Сделав три круга над дорогой и крышами, алы по очереди спикировали перед Бентолем, почти касаясь крыльями земли. Воздух наполнился острым лесным запахом. Когда все они, отвесив свои поклоны, расселись на аморфитах и крыше времянки, вперед вылетел Ваихол, празднично одетый в четыре накидки. В пальцах он держал шнур из зеленой змеиной кожи, а на шнуре, как большой медальон, висел Священный Камень, оплетенный мелкой сеткой. Каштановой блестящей поверхности камня почти не было видно, зато в одной из ячеек сетки проглядывала синяя звездочка, горящая в его гладком боку. Бентоль подставил сцепленные руки, и Ваихол, важно усевшись на них, надел камень на шею человека. Бок и левая рука тут же заболели, старик понял и перелетел на захват.
–
Лои, Уно Ал Увигао! Приветствую тебя по благословению Ава Увигао и по его велению доверяю Священный Камень, чтобы вел тебя к нему! Такова его воля, которую через Священный Камень передал мне он сам, – изрек он, торжественно разведя крылья.
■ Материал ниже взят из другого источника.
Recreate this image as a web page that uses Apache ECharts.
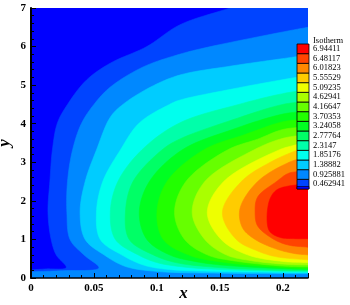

Похоже, повеление было вполне реальным – стоило Первому взять камень в руки, как огонек разгорелся, и он услышал биоволну на языке алов.
– Иди через мост и лес на полуостров, – передал Священный Камень, и вокруг голубого огонька побежал хоровод мелких белых звездочек. Бентоль повторил указание вслух на евроамериканском.
– Я тоже пойду! – подпрыгнула Мади на захвате. Ну уж нет! Занялась своим делом, так доведи его до конца.